[Collected data entries]
>>>>>
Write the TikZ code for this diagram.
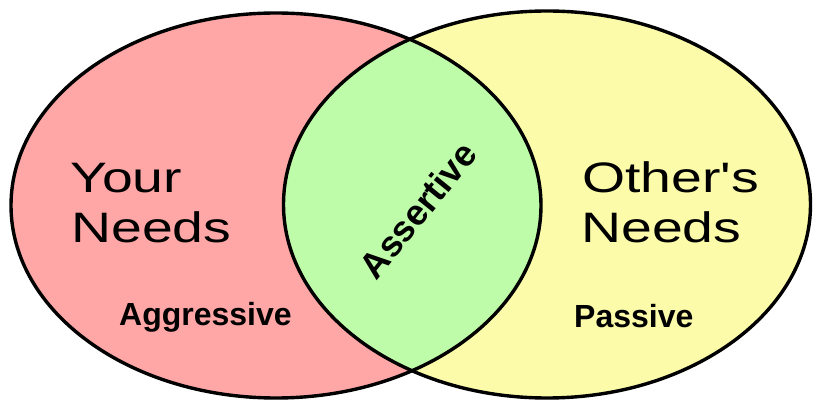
\documentclass[tikz,border=0pt]{standalone}
\usepackage{fontspec}
\setmainfont{Liberation Sans}
\definecolor{pinkfill}{RGB}{255,167,167}
\definecolor{yellowfill}{RGB}{251,251,170}
\definecolor{greenfill}{RGB}{191,252,169}
\begin{document}
\begin{tikzpicture}[x=1pt,y=-1pt,
  outline/.style={draw=black,line width=3.4pt},
  bigtext/.style={inner sep=0pt,anchor=base west,xscale=1.3,font=\fontsize{42.6}{49.5}\selectfont},
  smalltext/.style={inner sep=0pt,anchor=base west,font=\fontsize{32}{38}\selectfont\bfseries}]
\useasboundingbox (0,0) rectangle (814,403);
\coordinate (lc) at (276,205.5);
\coordinate (rc) at (547,204.5);
\fill[pinkfill] (lc) ellipse [x radius=265, y radius=192.5];
\fill[yellowfill] (rc) ellipse [x radius=263.5, y radius=193.5];
\begin{scope}
  \clip (lc) ellipse [x radius=265, y radius=192.5];
  \fill[greenfill] (rc) ellipse [x radius=263.5, y radius=193.5];
\end{scope}
\draw[outline] (lc) ellipse [x radius=265, y radius=192.5];
\draw[outline] (rc) ellipse [x radius=263.5, y radius=193.5];
\node[bigtext] (your) at (70,193) {Your};
\node[bigtext] (yneeds) at (71,242.5) {Needs};
\node[bigtext] (others) at (582,193) {Other\textquotesingle s};
\node[bigtext] (oneeds) at (581,242.5) {Needs};
\node[smalltext] (aggr) at (119,326) {Aggressive};
\node[smalltext] (pass) at (574,327) {Passive};
\node[inner sep=0pt,rotate=51,font=\fontsize{36}{40}\selectfont\bfseries] (assert) at (418,210) {Assertive};
\end{tikzpicture}
\end{document}
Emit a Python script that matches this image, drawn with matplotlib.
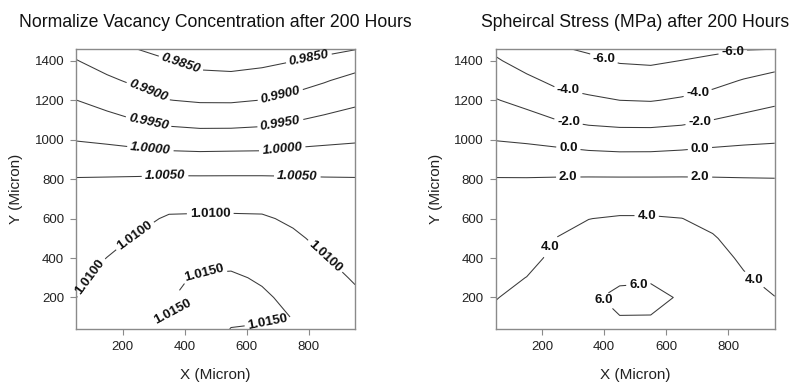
<<<<<
* Written instruction
Copy out the listing exactly as it stands, but not the pictures.

* The solution
Write the TikZ code for this diagram.
\documentclass[tikz,border=0pt]{standalone}
\usepackage{fontspec}
\setmainfont{Liberation Sans}
\definecolor{pinkfill}{RGB}{255,167,167}
\definecolor{yellowfill}{RGB}{251,251,170}
\definecolor{greenfill}{RGB}{191,252,169}
\begin{document}
\begin{tikzpicture}[x=1pt,y=-1pt,
  outline/.style={draw=black,line width=3.4pt},
  bigtext/.style={inner sep=0pt,anchor=base west,xscale=1.3,font=\fontsize{42.6}{49.5}\selectfont},
  smalltext/.style={inner sep=0pt,anchor=base west,font=\fontsize{32}{38}\selectfont\bfseries}]
\useasboundingbox (0,0) rectangle (814,403);
\coordinate (lc) at (276,205.5);
\coordinate (rc) at (547,204.5);
\fill[pinkfill] (lc) ellipse [x radius=265, y radius=192.5];
\fill[yellowfill] (rc) ellipse [x radius=263.5, y radius=193.5];
\begin{scope}
  \clip (lc) ellipse [x radius=265, y radius=192.5];
  \fill[greenfill] (rc) ellipse [x radius=263.5, y radius=193.5];
\end{scope}
\draw[outline] (lc) ellipse [x radius=265, y radius=192.5];
\draw[outline] (rc) ellipse [x radius=263.5, y radius=193.5];
\node[bigtext] (your) at (70,193) {Your};
\node[bigtext] (yneeds) at (71,242.5) {Needs};
\node[bigtext] (others) at (582,193) {Other\textquotesingle s};
\node[bigtext] (oneeds) at (581,242.5) {Needs};
\node[smalltext] (aggr) at (119,326) {Aggressive};
\node[smalltext] (pass) at (574,327) {Passive};
\node[inner sep=0pt,rotate=51,font=\fontsize{36}{40}\selectfont\bfseries] (assert) at (418,210) {Assertive};
\end{tikzpicture}
\end{document}
Emit a Python script that matches this image, drawn with matplotlib.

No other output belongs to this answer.